Engineers’ try square
This is another essential tool for marking out (see Chapter 2). DIY centres will have inexpensive carpenters’ try squares, but the smaller metal ones are handier. It is also useful to have an adjustable version, also known as a sliding bevel, for marking off repeated angles.
Metal guide blocks
Unfortunately these can’t be bought ready made, but metal stockists may sell offcuts. At least two straight sides are needed, with 90-degree angles (see Chapter 2).
Stanley knife
Although Stanley knives are not suitable for fine cutting, they are useful for some tasks that require a stronger knife. Thin MDF or plywood can often be cut with this knife (especially if the cut is made from both sides).
Fruit knife
The advantage of a fruit knife (which can be found in most kitchen suppliers) over an ordinary penknife for carving soft materials such as styrofoam is that the blade is curved inwards rather than outwards. This makes it easier to shave off thin strips. If used a lot, it is essential to invest in a good sharpening tool.
Saws
The most useful of these is a bead saw, denoting a small blade of thin metal which is reinforced along its upper edge. These are usually fine-toothed and traditional ones (for delicate carpentry) are fixed in a wooden handle.
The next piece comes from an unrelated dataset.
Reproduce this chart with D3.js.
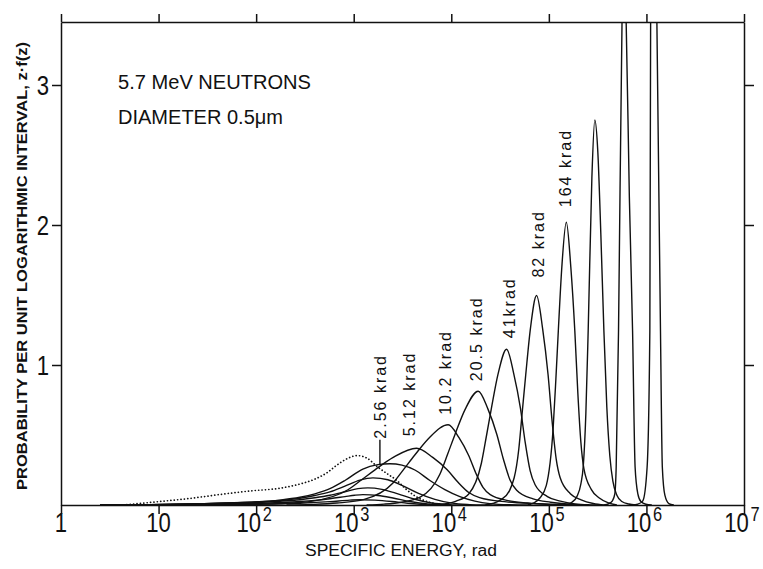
<!DOCTYPE html>
<html>
<head>
<meta charset="utf-8">
<script src="https://cdn.jsdelivr.net/npm/d3@7"></script>
<style>
  body { margin: 0; background: #fff; }
  svg { display: block; }
  text { fill: #111; font-family: "Liberation Sans", Arial, sans-serif; }
</style>
</head>
<body>
<svg id="chart" width="763" height="569"></svg>
<script>
// ---- data -------------------------------------------------------------
// decade exponents for the specific-energy axis (z = 10^e rad)
const xTickExp = [0, 1, 2, 3, 4, 5, 6, 7];
const yTicks = [1, 2, 3];

// single-event spectrum (dotted): log10 z and z·f(z)
const singleLgz = [0.605, 0.758, 1.014, 1.322, 1.629, 1.936, 2.244, 2.449, 2.602, 2.725, 2.828, 2.930, 3.033, 3.135, 3.248, 3.350, 3.443, 3.525, 3.627, 3.750, 3.883, 3.986];
const singleVal = [0, 0.008, 0.025, 0.047, 0.075, 0.10, 0.12, 0.15, 0.185, 0.23, 0.285, 0.33, 0.353, 0.335, 0.27, 0.22, 0.175, 0.12, 0.065, 0.025, 0.005, 0];

// multi-event distributions, one pair of arrays per absorbed dose
const lgz016 = [0.400, 1.424, 1.936, 2.449, 2.756, 2.961, 3.064, 3.217, 3.391, 3.555, 3.730, 3.883];
const val016 = [0, 0.003, 0.006, 0.013, 0.024, 0.035, 0.038, 0.035, 0.025, 0.012, 0.003, 0];

const lgz032 = [0.400, 0.912, 1.424, 1.936, 2.244, 2.449, 2.602, 2.756, 2.910, 3.012, 3.094, 3.248, 3.402, 3.576, 3.760, 3.934];
const val032 = [0, 0.001, 0.005, 0.011, 0.018, 0.025, 0.033, 0.045, 0.06, 0.07, 0.074, 0.068, 0.05, 0.025, 0.007, 0];

const lgz064 = [0.400, 0.912, 1.424, 1.936, 2.244, 2.449, 2.602, 2.756, 2.910, 3.043, 3.145, 3.289, 3.453, 3.617, 3.801, 3.986, 4.139];
const val064 = [0, 0.002, 0.008, 0.017, 0.027, 0.038, 0.052, 0.07, 0.095, 0.117, 0.122, 0.112, 0.08, 0.043, 0.014, 0.003, 0];

const lgz128 = [0.605, 0.912, 1.424, 1.936, 2.244, 2.449, 2.602, 2.756, 2.910, 3.064, 3.197, 3.350, 3.494, 3.658, 3.832, 4.006, 4.191, 4.344];
const val128 = [0, 0.003, 0.01, 0.02, 0.032, 0.048, 0.068, 0.094, 0.135, 0.178, 0.194, 0.18, 0.14, 0.085, 0.04, 0.013, 0.003, 0];

const lgz256 = [0.400, 0.912, 1.424, 1.936, 2.244, 2.449, 2.602, 2.756, 2.910, 3.094, 3.248, 3.371, 3.494, 3.627, 3.781, 3.934, 4.088, 4.242, 4.395, 4.600, 4.805];
const val256 = [0, 0.003, 0.009, 0.02, 0.035, 0.055, 0.08, 0.117, 0.175, 0.257, 0.288, 0.295, 0.285, 0.25, 0.175, 0.11, 0.06, 0.028, 0.01, 0.002, 0];

const lgz512 = [1.593, 1.913, 2.233, 2.579, 2.941, 3.085, 3.218, 3.405, 3.644, 3.810, 3.958, 4.069, 4.179, 4.290, 4.567, 4.862, 5.194, 5.507];
const val512 = [0, 0.003, 0.010, 0.028, 0.109, 0.182, 0.251, 0.340, 0.405, 0.340, 0.251, 0.162, 0.089, 0.053, 0.022, 0.010, 0.003, 0];

const lgz102 = [2.311, 2.570, 2.828, 3.108, 3.400, 3.516, 3.624, 3.775, 3.968, 4.079, 4.177, 4.251, 4.325, 4.399, 4.583, 4.780, 5.001, 5.210];
const val102 = [0, 0.004, 0.014, 0.040, 0.155, 0.258, 0.355, 0.481, 0.573, 0.481, 0.355, 0.229, 0.126, 0.074, 0.031, 0.014, 0.004, 0];

const lgz205 = [3.132, 3.310, 3.488, 3.681, 3.883, 3.964, 4.038, 4.142, 4.276, 4.377, 4.467, 4.535, 4.602, 4.670, 4.839, 5.019, 5.222, 5.414];
const val205 = [0, 0.006, 0.020, 0.056, 0.220, 0.366, 0.504, 0.683, 0.813, 0.683, 0.504, 0.325, 0.179, 0.106, 0.044, 0.020, 0.006, 0];

const lgz41 = [3.817, 3.934, 4.050, 4.177, 4.309, 4.362, 4.411, 4.479, 4.567, 4.641, 4.709, 4.758, 4.808, 4.859, 4.985, 5.118, 5.268, 5.410];
const val41 = [0, 0.008, 0.028, 0.077, 0.30, 0.50, 0.69, 0.935, 1.113, 0.935, 0.69, 0.445, 0.245, 0.145, 0.060, 0.028, 0.008, 0];

const lgz82 = [4.341, 4.424, 4.507, 4.597, 4.692, 4.728, 4.763, 4.811, 4.874, 4.936, 4.992, 5.033, 5.075, 5.116, 5.220, 5.331, 5.455, 5.571];
const val82 = [0, 0.011, 0.037, 0.103, 0.40, 0.67, 0.93, 1.26, 1.496, 1.26, 0.93, 0.60, 0.33, 0.195, 0.081, 0.037, 0.011, 0];

const lgz164 = [4.785, 4.846, 4.908, 4.974, 5.044, 5.072, 5.097, 5.133, 5.179, 5.225, 5.266, 5.297, 5.328, 5.359, 5.436, 5.517, 5.610, 5.697];
const val164 = [0, 0.015, 0.05, 0.14, 0.55, 0.9, 1.245, 1.7, 2.02, 1.7, 1.245, 0.8, 0.45, 0.26, 0.11, 0.05, 0.015, 0];

const lgz328 = [5.174, 5.236, 5.287, 5.328, 5.353, 5.379, 5.403, 5.441, 5.471, 5.502, 5.533, 5.564, 5.594, 5.625, 5.656, 5.697, 5.748, 5.820, 5.891];
const val328 = [0, 0.02, 0.06, 0.15, 0.28, 0.65, 1.245, 2.34, 2.75, 2.52, 1.93, 1.245, 0.70, 0.35, 0.17, 0.07, 0.025, 0.007, 0];

const lgz656 = [5.564, 5.615, 5.651, 5.676, 5.690, 5.714, 5.750, 5.771, 5.792, 5.825, 5.858, 5.884, 5.912, 5.943, 5.994, 6.055];
const val656 = [0, 0.01, 0.03, 0.08, 0.27, 1.245, 3.46, 3.82, 3.46, 2.2, 1.245, 0.27, 0.08, 0.025, 0.005, 0];

const lgz1312 = [5.850, 5.912, 5.963, 6.007, 6.035, 6.043, 6.076, 6.107, 6.144, 6.163, 6.189, 6.230, 6.281];
const val1312 = [0, 0.006, 0.03, 0.27, 1.245, 3.46, 5.5, 3.46, 1.245, 0.27, 0.07, 0.01, 0];

const doseLabels = ["0.16 krad", "0.32 krad", "0.64 krad", "1.28 krad", "2.56 krad", "5.12 krad",
                    "10.2 krad", "20.5 krad", "41krad", "82 krad", "164 krad", "328 krad", "656 krad", "1312 krad"];
const doseLgz = [lgz016, lgz032, lgz064, lgz128, lgz256, lgz512, lgz102, lgz205, lgz41, lgz82, lgz164, lgz328, lgz656, lgz1312];
const doseVal = [val016, val032, val064, val128, val256, val512, val102, val205, val41, val82, val164, val328, val656, val1312];
const labelledDoses = ["2.56 krad", "5.12 krad", "10.2 krad", "20.5 krad", "41krad", "82 krad", "164 krad"];

// ---- layout -----------------------------------------------------------
const svg = d3.select("#chart");
const pLeft = 61, pRight = 744, pTop = 22, pBottom = 505;

const x = d3.scaleLog().domain([1, 1e7]).range([pLeft, pRight]);
const y = d3.scaleLinear().domain([0, 3.45]).range([pBottom, pTop]);

const toPts = (lg, v) => lg.map((d, i) => ({ z: Math.pow(10, d), v: v[i] }));
const line = d3.line().x(d => x(d.z)).y(d => y(d.v)).curve(d3.curveMonotoneX);

svg.append("defs").append("clipPath").attr("id", "plot")
  .append("rect").attr("x", pLeft).attr("y", pTop)
  .attr("width", pRight - pLeft).attr("height", pBottom - pTop);

const curves = svg.append("g").attr("clip-path", "url(#plot)");

// single-event spectrum
curves.append("path")
  .attr("d", line(toPts(singleLgz, singleVal)))
  .attr("fill", "none").attr("stroke", "#111")
  .attr("stroke-width", 1.7)
  .attr("stroke-dasharray", "0.1 3.3")
  .attr("stroke-linecap", "round");

// dose curves
const series = doseLabels.map((name, i) => ({ name, pts: toPts(doseLgz[i], doseVal[i]) }));
curves.selectAll("path.dose").data(series).join("path")
  .attr("class", "dose")
  .attr("d", d => line(d.pts))
  .attr("fill", "none").attr("stroke", "#111")
  .attr("stroke-width", 1.4)
  .attr("stroke-linejoin", "round");

// ---- axes / frame -------------------------------------------------------
const decades = xTickExp.map(e => Math.pow(10, e));
const styleAxis = g => {
  g.selectAll("path.domain").attr("stroke", "#111").attr("stroke-width", 1.5);
  g.selectAll(".tick line").attr("stroke", "#111").attr("stroke-width", 1.5);
  g.selectAll(".tick text").remove();
};
svg.append("g").attr("transform", `translate(0,${pBottom})`)
  .call(d3.axisBottom(x).tickValues(decades).tickSize(9).tickSizeOuter(0)).call(styleAxis);
svg.append("g").attr("transform", `translate(0,${pTop})`)
  .call(d3.axisTop(x).tickValues(decades).tickSize(8).tickSizeOuter(0)).call(styleAxis);
svg.append("g").attr("transform", `translate(${pLeft},0)`)
  .call(d3.axisLeft(y).tickValues(yTicks).tickSize(9).tickSizeOuter(0)).call(styleAxis);
svg.append("g").attr("transform", `translate(${pRight},0)`)
  .call(d3.axisRight(y).tickValues(yTicks).tickSize(10).tickSizeOuter(0)).call(styleAxis);

// x tick labels: 1, 10, 10², ... 10⁷
xTickExp.forEach(e => {
  const g = svg.append("g")
    .attr("transform", `translate(${x(Math.pow(10, e)) - (e > 1 ? 2 : 0)},532) scale(0.82,1)`);
  const t = g.append("text").attr("text-anchor", "middle")
    .attr("font-size", 27).attr("font-weight", 300);
  if (e === 0) t.text("1");
  else if (e === 1) t.text("10");
  else {
    t.append("tspan").text("10");
    t.append("tspan").attr("dy", -11).attr("dx", 2).attr("font-size", 20).text(e);
  }
});

// y tick labels
yTicks.forEach(v => {
  svg.append("g").attr("transform", `translate(49,${y(v) + 10}) scale(0.82,1)`)
    .append("text").attr("text-anchor", "end").attr("font-size", 27).text(v);
});

// axis titles
svg.append("text")
  .attr("x", 305).attr("y", 556)
  .attr("font-size", 16)
  .attr("textLength", 192).attr("lengthAdjust", "spacingAndGlyphs")
  .text("SPECIFIC ENERGY, rad");

svg.append("text")
  .attr("transform", "translate(27,490) rotate(-90)")
  .attr("font-size", 14).attr("font-weight", "bold")
  .attr("textLength", 448).attr("lengthAdjust", "spacingAndGlyphs")
  .text("PROBABILITY PER UNIT LOGARITHMIC INTERVAL, z·f(z)");

// description
svg.append("text").attr("x", 118).attr("y", 89)
  .attr("font-size", 20)
  .attr("textLength", 193).attr("lengthAdjust", "spacingAndGlyphs")
  .text("5.7 MeV NEUTRONS");
svg.append("text").attr("x", 118).attr("y", 124)
  .attr("font-size", 20)
  .attr("textLength", 165).attr("lengthAdjust", "spacingAndGlyphs")
  .text("DIAMETER 0.5\u03bcm");

// ---- dose labels above peaks ---------------------------------------------
const labelOffset = {            // horizontal shift and gap above the peak, px
  "2.56 krad": [-10, 25], "5.12 krad": [-8, 12], "10.2 krad": [-3, 10],
  "20.5 krad": [-2, 10], "41krad": [2, 11], "82 krad": [1, 18], "164 krad": [-1, 15]
};
const interp = (pts, zq) => {
  for (let i = 1; i < pts.length; i++) {
    if (pts[i].z >= zq) {
      const a = pts[i - 1], b = pts[i];
      const t = (Math.log10(zq) - Math.log10(a.z)) / (Math.log10(b.z) - Math.log10(a.z));
      return a.v + t * (b.v - a.v);
    }
  }
  return 0;
};
series.filter(s => labelledDoses.includes(s.name)).forEach(s => {
  const peak = s.pts.reduce((m, p) => (p.v > m.v ? p : m));
  const [dx, gap] = labelOffset[s.name];
  const cx = x(peak.z) + dx;
  const by = y(peak.v) - gap;
  svg.append("text")
    .attr("transform", `translate(${cx + 6},${by}) rotate(-90)`)
    .attr("font-size", 16).attr("letter-spacing", 2)
    .text(s.name);
  if (gap > 20) {
    // leader line down to the curve
    const zq = x.invert(cx);
    svg.append("line")
      .attr("x1", cx).attr("x2", cx)
      .attr("y1", by + 1).attr("y2", y(interp(s.pts, zq)))
      .attr("stroke", "#111").attr("stroke-width", 1.4);
  }
});
</script>
</body>
</html>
Modern versions often have a detachable plastic handle. Other useful saws for our purposes include a junior hacksaw (for cutting metal) and a coping saw, which has a similar shape and a very slender blade held under tension.
Rasps and files
Most people build up a collection of rasps for wood or files for metal. Model-makers will use them on a variety of materials and all will have some effect. Needle files, for example, are designed for fine work in metal, but they are also excellent for refining details in hardened modelling material. They can also double as soft modelling tools. Rasps or surforms are useful for rough shaping in styrofoam.
Pliers
It is useful to have a few pairs of pliers, including a standard heavy-duty flat nose (preferably with a jaw large enough for bottle tops), a small pair of round-nose pliers (better for bending tight curves in brass rod) and another smaller flat-nose pair with a longer jaw. Although combination pliers include side cutters for snipping wire, it is better to have a separate pair of snippers, or cutting pliers.
Soldering iron
A standard 30W iron is suitable for most model-making purposes, especially if it comes with a choice of bits (see Chapter 4). It must have a stand! Antex or Draper are reliable makes.
Sandpaper
Any sandpaper will work after a fashion, but sanding will be much more effective if the paper is mounted or at least wrapped around a block, especially when sanding large flat areas. The disposable sandpaper nail files available in chemists are invaluable for delicate work.
Brushes
Apart from the usual selection based on personal preference (ranging from fine and precious to rough and disposable), some special types are necessary. Soft, flat brushes are most useful for dry-brushing effects (see Chapter 7). Special brushes are made for stippling paint when using stencils. These are not so suitable for stippling texture as they will clog too quickly and cheap bristle brushes are better. Synthetic brushes may stand up to the rigours of being used incorrectly better than natural hair and are also cheaper. Certain brushes should be reserved (and marked) for particular tasks such as brushing vaseline on prototypes for casting, or applying solvent to styrene (for which natural hair is recommended).
Masking tape
This is a low-tack paper tape used by decorators as a mask before painting. It will hold well, but can be carefully peeled away from most surfaces without damaging them. It is useful for holding down elements while gluing, holding brass in position while soldering or, obviously, for masking areas while painting.